Every line below is to be copied exactly, with the pictures left out.

##### Data extract

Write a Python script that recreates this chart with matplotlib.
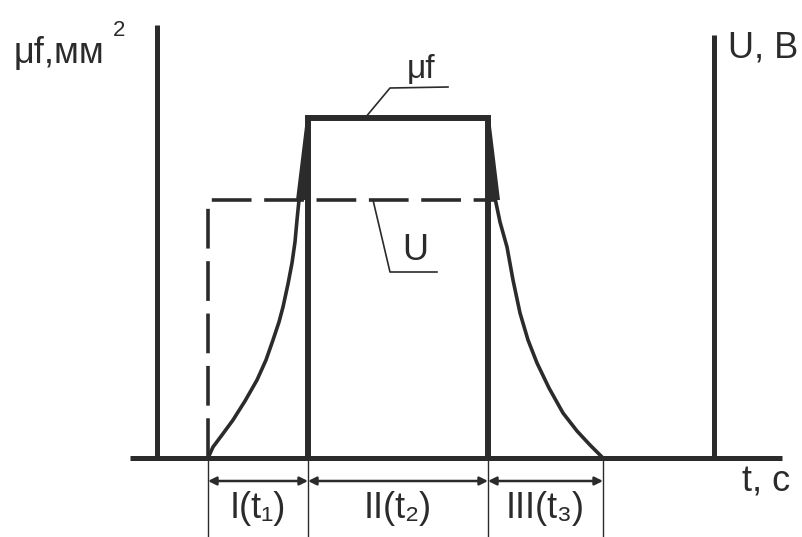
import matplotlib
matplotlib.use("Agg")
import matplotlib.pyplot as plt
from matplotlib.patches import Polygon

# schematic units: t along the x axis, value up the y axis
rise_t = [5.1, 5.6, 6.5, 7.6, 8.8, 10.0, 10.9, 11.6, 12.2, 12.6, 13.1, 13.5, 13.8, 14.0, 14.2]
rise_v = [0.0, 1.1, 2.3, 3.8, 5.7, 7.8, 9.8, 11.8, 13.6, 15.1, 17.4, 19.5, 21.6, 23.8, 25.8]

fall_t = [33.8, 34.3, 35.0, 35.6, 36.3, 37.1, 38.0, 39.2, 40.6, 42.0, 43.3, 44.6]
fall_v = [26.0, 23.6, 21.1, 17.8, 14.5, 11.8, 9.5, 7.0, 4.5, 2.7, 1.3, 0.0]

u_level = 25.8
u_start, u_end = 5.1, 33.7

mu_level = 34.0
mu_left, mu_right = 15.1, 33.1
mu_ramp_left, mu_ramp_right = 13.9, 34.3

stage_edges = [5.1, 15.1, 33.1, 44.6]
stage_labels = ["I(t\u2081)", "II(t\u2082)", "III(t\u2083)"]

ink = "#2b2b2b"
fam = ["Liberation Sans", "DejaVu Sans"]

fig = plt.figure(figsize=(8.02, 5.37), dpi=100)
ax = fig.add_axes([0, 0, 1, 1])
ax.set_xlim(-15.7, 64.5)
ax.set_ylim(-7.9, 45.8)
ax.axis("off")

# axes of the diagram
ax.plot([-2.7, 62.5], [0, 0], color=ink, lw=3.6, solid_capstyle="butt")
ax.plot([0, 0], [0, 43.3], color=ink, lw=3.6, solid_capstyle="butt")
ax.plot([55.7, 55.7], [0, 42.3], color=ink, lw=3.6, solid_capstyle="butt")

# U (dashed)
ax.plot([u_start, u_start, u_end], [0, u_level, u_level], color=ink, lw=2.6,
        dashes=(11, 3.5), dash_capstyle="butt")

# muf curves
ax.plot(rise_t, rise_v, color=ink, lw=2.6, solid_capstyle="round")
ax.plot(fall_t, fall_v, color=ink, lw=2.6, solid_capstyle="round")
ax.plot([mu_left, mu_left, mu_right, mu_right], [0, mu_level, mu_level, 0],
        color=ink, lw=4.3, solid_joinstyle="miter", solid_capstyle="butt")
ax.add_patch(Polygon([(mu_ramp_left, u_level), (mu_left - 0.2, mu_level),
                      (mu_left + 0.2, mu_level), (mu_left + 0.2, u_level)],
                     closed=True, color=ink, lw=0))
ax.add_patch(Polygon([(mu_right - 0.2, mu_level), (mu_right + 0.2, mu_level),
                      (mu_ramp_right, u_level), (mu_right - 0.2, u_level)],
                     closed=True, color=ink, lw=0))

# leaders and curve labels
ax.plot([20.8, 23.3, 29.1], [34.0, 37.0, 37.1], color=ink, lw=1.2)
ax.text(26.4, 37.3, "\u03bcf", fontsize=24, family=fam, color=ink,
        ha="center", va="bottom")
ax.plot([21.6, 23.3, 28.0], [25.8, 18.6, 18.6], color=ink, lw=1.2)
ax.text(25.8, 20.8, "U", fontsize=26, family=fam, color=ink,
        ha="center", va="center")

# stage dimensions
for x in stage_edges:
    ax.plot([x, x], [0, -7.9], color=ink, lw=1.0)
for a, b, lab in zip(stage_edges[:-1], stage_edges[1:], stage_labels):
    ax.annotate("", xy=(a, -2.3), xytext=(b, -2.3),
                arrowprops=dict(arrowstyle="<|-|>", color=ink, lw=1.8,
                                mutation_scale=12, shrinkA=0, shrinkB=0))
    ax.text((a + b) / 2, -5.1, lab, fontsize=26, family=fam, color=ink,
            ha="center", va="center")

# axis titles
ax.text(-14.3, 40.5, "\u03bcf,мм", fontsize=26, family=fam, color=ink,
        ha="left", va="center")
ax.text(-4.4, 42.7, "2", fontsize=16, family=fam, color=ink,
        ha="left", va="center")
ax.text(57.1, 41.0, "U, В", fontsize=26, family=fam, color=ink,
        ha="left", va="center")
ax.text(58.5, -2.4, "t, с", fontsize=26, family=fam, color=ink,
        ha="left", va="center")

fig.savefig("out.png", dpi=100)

##########

• [Task output]:
Write a Python script that recreates this chart with matplotlib.
import matplotlib
matplotlib.use("Agg")
import matplotlib.pyplot as plt
from matplotlib.patches import Polygon

# schematic units: t along the x axis, value up the y axis
rise_t = [5.1, 5.6, 6.5, 7.6, 8.8, 10.0, 10.9, 11.6, 12.2, 12.6, 13.1, 13.5, 13.8, 14.0, 14.2]
rise_v = [0.0, 1.1, 2.3, 3.8, 5.7, 7.8, 9.8, 11.8, 13.6, 15.1, 17.4, 19.5, 21.6, 23.8, 25.8]

fall_t = [33.8, 34.3, 35.0, 35.6, 36.3, 37.1, 38.0, 39.2, 40.6, 42.0, 43.3, 44.6]
fall_v = [26.0, 23.6, 21.1, 17.8, 14.5, 11.8, 9.5, 7.0, 4.5, 2.7, 1.3, 0.0]

u_level = 25.8
u_start, u_end = 5.1, 33.7

mu_level = 34.0
mu_left, mu_right = 15.1, 33.1
mu_ramp_left, mu_ramp_right = 13.9, 34.3

stage_edges = [5.1, 15.1, 33.1, 44.6]
stage_labels = ["I(t\u2081)", "II(t\u2082)", "III(t\u2083)"]

ink = "#2b2b2b"
fam = ["Liberation Sans", "DejaVu Sans"]

fig = plt.figure(figsize=(8.02, 5.37), dpi=100)
ax = fig.add_axes([0, 0, 1, 1])
ax.set_xlim(-15.7, 64.5)
ax.set_ylim(-7.9, 45.8)
ax.axis("off")

# axes of the diagram
ax.plot([-2.7, 62.5], [0, 0], color=ink, lw=3.6, solid_capstyle="butt")
ax.plot([0, 0], [0, 43.3], color=ink, lw=3.6, solid_capstyle="butt")
ax.plot([55.7, 55.7], [0, 42.3], color=ink, lw=3.6, solid_capstyle="butt")

# U (dashed)
ax.plot([u_start, u_start, u_end], [0, u_level, u_level], color=ink, lw=2.6,
        dashes=(11, 3.5), dash_capstyle="butt")

# muf curves
ax.plot(rise_t, rise_v, color=ink, lw=2.6, solid_capstyle="round")
ax.plot(fall_t, fall_v, color=ink, lw=2.6, solid_capstyle="round")
ax.plot([mu_left, mu_left, mu_right, mu_right], [0, mu_level, mu_level, 0],
        color=ink, lw=4.3, solid_joinstyle="miter", solid_capstyle="butt")
ax.add_patch(Polygon([(mu_ramp_left, u_level), (mu_left - 0.2, mu_level),
                      (mu_left + 0.2, mu_level), (mu_left + 0.2, u_level)],
                     closed=True, color=ink, lw=0))
ax.add_patch(Polygon([(mu_right - 0.2, mu_level), (mu_right + 0.2, mu_level),
                      (mu_ramp_right, u_level), (mu_right - 0.2, u_level)],
                     closed=True, color=ink, lw=0))

# leaders and curve labels
ax.plot([20.8, 23.3, 29.1], [34.0, 37.0, 37.1], color=ink, lw=1.2)
ax.text(26.4, 37.3, "\u03bcf", fontsize=24, family=fam, color=ink,
        ha="center", va="bottom")
ax.plot([21.6, 23.3, 28.0], [25.8, 18.6, 18.6], color=ink, lw=1.2)
ax.text(25.8, 20.8, "U", fontsize=26, family=fam, color=ink,
        ha="center", va="center")

# stage dimensions
for x in stage_edges:
    ax.plot([x, x], [0, -7.9], color=ink, lw=1.0)
for a, b, lab in zip(stage_edges[:-1], stage_edges[1:], stage_labels):
    ax.annotate("", xy=(a, -2.3), xytext=(b, -2.3),
                arrowprops=dict(arrowstyle="<|-|>", color=ink, lw=1.8,
                                mutation_scale=12, shrinkA=0, shrinkB=0))
    ax.text((a + b) / 2, -5.1, lab, fontsize=26, family=fam, color=ink,
            ha="center", va="center")

# axis titles
ax.text(-14.3, 40.5, "\u03bcf,мм", fontsize=26, family=fam, color=ink,
        ha="left", va="center")
ax.text(-4.4, 42.7, "2", fontsize=16, family=fam, color=ink,
        ha="left", va="center")
ax.text(57.1, 41.0, "U, В", fontsize=26, family=fam, color=ink,
        ha="left", va="center")
ax.text(58.5, -2.4, "t, с", fontsize=26, family=fam, color=ink,
        ha="left", va="center")

fig.savefig("out.png", dpi=100)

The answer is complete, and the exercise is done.